:: Input ::

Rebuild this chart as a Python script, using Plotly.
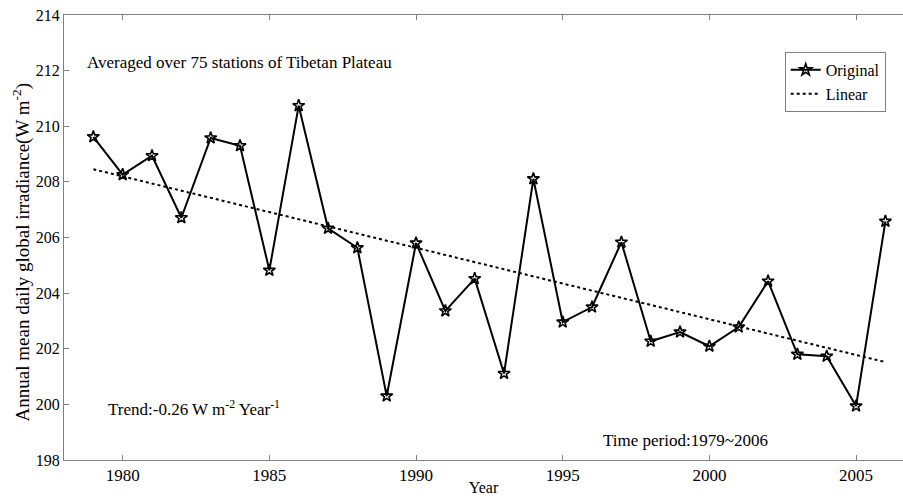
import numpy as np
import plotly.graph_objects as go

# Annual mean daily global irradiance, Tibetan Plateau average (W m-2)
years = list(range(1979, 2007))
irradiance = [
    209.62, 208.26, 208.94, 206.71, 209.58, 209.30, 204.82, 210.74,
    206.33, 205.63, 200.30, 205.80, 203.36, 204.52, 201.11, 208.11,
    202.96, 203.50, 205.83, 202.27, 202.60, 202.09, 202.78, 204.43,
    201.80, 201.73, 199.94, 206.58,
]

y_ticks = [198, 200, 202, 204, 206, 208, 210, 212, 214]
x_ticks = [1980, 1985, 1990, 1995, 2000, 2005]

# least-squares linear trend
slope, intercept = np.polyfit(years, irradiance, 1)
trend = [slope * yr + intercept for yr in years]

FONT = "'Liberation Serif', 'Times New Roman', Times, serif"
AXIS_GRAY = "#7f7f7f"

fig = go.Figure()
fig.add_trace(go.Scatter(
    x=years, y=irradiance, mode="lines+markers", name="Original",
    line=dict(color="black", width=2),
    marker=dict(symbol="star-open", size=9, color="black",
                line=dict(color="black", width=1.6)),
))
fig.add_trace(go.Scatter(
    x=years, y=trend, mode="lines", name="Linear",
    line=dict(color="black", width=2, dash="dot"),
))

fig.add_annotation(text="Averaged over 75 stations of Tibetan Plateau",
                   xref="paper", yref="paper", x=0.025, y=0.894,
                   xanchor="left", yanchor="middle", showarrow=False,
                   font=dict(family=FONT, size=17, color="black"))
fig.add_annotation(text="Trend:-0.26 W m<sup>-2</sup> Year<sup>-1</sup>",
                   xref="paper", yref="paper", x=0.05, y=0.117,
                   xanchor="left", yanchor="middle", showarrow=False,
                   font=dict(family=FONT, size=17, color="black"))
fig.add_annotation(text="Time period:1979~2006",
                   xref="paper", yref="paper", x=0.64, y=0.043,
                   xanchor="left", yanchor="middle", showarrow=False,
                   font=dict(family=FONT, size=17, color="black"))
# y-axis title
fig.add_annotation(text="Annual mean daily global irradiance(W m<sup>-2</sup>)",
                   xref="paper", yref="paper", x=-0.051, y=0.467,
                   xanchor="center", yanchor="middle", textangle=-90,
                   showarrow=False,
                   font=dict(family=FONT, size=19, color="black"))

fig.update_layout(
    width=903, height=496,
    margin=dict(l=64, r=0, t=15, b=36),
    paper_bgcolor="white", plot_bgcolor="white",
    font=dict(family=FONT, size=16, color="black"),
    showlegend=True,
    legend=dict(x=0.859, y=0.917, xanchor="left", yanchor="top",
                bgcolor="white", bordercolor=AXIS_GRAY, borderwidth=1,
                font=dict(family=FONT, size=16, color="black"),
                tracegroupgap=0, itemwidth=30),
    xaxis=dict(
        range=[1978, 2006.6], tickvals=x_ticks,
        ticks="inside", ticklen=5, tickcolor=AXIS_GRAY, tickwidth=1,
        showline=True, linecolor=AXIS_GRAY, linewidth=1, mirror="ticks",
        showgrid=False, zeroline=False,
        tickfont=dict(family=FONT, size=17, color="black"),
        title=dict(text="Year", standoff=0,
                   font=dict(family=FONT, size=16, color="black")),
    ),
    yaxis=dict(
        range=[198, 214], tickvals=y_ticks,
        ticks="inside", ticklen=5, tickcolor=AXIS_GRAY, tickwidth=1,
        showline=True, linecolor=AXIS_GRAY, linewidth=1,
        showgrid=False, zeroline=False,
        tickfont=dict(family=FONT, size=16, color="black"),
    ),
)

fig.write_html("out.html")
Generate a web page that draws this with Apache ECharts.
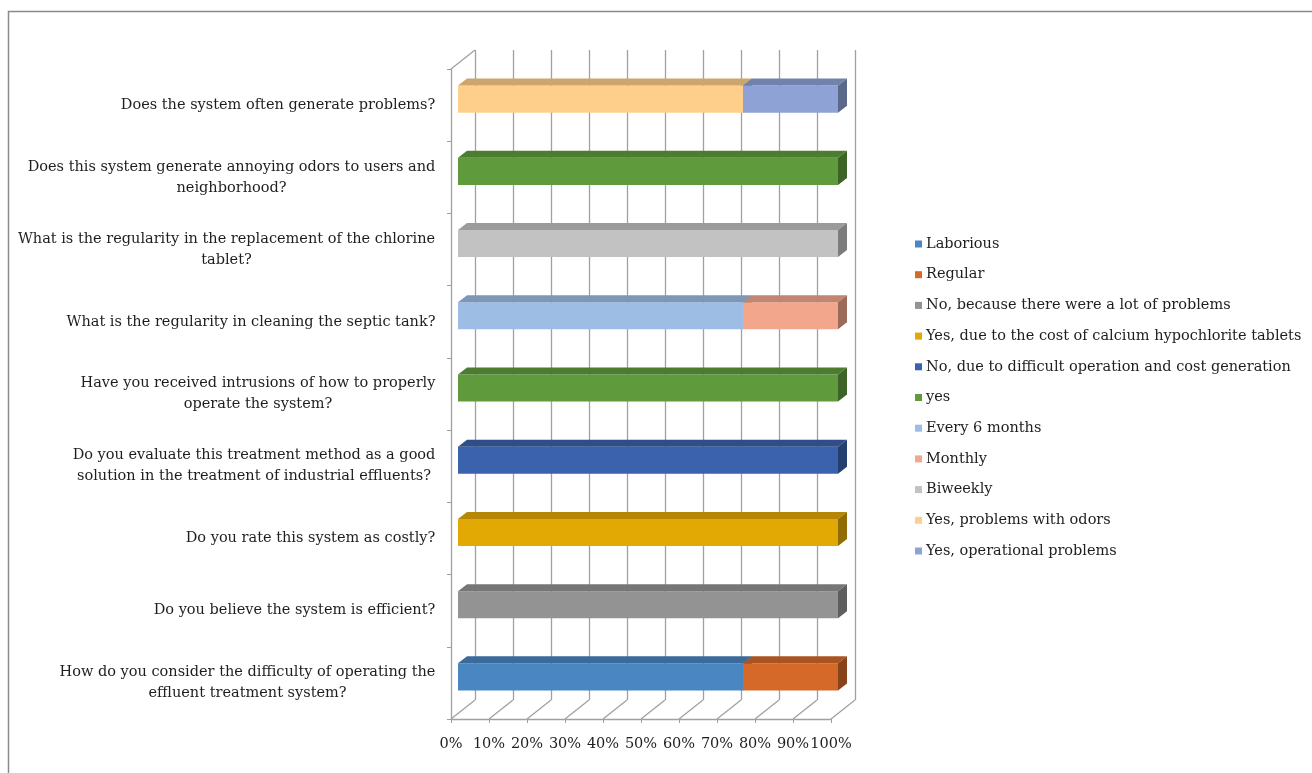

:: Directions ::
Any pictures should be dropped; transcribe the rest of the records above exactly.

:: Solution for this task ::
Rebuild this chart as a Python script, using Plotly.
import numpy as np
import plotly.graph_objects as go

# Annual mean daily global irradiance, Tibetan Plateau average (W m-2)
years = list(range(1979, 2007))
irradiance = [
    209.62, 208.26, 208.94, 206.71, 209.58, 209.30, 204.82, 210.74,
    206.33, 205.63, 200.30, 205.80, 203.36, 204.52, 201.11, 208.11,
    202.96, 203.50, 205.83, 202.27, 202.60, 202.09, 202.78, 204.43,
    201.80, 201.73, 199.94, 206.58,
]

y_ticks = [198, 200, 202, 204, 206, 208, 210, 212, 214]
x_ticks = [1980, 1985, 1990, 1995, 2000, 2005]

# least-squares linear trend
slope, intercept = np.polyfit(years, irradiance, 1)
trend = [slope * yr + intercept for yr in years]

FONT = "'Liberation Serif', 'Times New Roman', Times, serif"
AXIS_GRAY = "#7f7f7f"

fig = go.Figure()
fig.add_trace(go.Scatter(
    x=years, y=irradiance, mode="lines+markers", name="Original",
    line=dict(color="black", width=2),
    marker=dict(symbol="star-open", size=9, color="black",
                line=dict(color="black", width=1.6)),
))
fig.add_trace(go.Scatter(
    x=years, y=trend, mode="lines", name="Linear",
    line=dict(color="black", width=2, dash="dot"),
))

fig.add_annotation(text="Averaged over 75 stations of Tibetan Plateau",
                   xref="paper", yref="paper", x=0.025, y=0.894,
                   xanchor="left", yanchor="middle", showarrow=False,
                   font=dict(family=FONT, size=17, color="black"))
fig.add_annotation(text="Trend:-0.26 W m<sup>-2</sup> Year<sup>-1</sup>",
                   xref="paper", yref="paper", x=0.05, y=0.117,
                   xanchor="left", yanchor="middle", showarrow=False,
                   font=dict(family=FONT, size=17, color="black"))
fig.add_annotation(text="Time period:1979~2006",
                   xref="paper", yref="paper", x=0.64, y=0.043,
                   xanchor="left", yanchor="middle", showarrow=False,
                   font=dict(family=FONT, size=17, color="black"))
# y-axis title
fig.add_annotation(text="Annual mean daily global irradiance(W m<sup>-2</sup>)",
                   xref="paper", yref="paper", x=-0.051, y=0.467,
                   xanchor="center", yanchor="middle", textangle=-90,
                   showarrow=False,
                   font=dict(family=FONT, size=19, color="black"))

fig.update_layout(
    width=903, height=496,
    margin=dict(l=64, r=0, t=15, b=36),
    paper_bgcolor="white", plot_bgcolor="white",
    font=dict(family=FONT, size=16, color="black"),
    showlegend=True,
    legend=dict(x=0.859, y=0.917, xanchor="left", yanchor="top",
                bgcolor="white", bordercolor=AXIS_GRAY, borderwidth=1,
                font=dict(family=FONT, size=16, color="black"),
                tracegroupgap=0, itemwidth=30),
    xaxis=dict(
        range=[1978, 2006.6], tickvals=x_ticks,
        ticks="inside", ticklen=5, tickcolor=AXIS_GRAY, tickwidth=1,
        showline=True, linecolor=AXIS_GRAY, linewidth=1, mirror="ticks",
        showgrid=False, zeroline=False,
        tickfont=dict(family=FONT, size=17, color="black"),
        title=dict(text="Year", standoff=0,
                   font=dict(family=FONT, size=16, color="black")),
    ),
    yaxis=dict(
        range=[198, 214], tickvals=y_ticks,
        ticks="inside", ticklen=5, tickcolor=AXIS_GRAY, tickwidth=1,
        showline=True, linecolor=AXIS_GRAY, linewidth=1,
        showgrid=False, zeroline=False,
        tickfont=dict(family=FONT, size=16, color="black"),
    ),
)

fig.write_html("out.html")
Generate a web page that draws this with Apache ECharts.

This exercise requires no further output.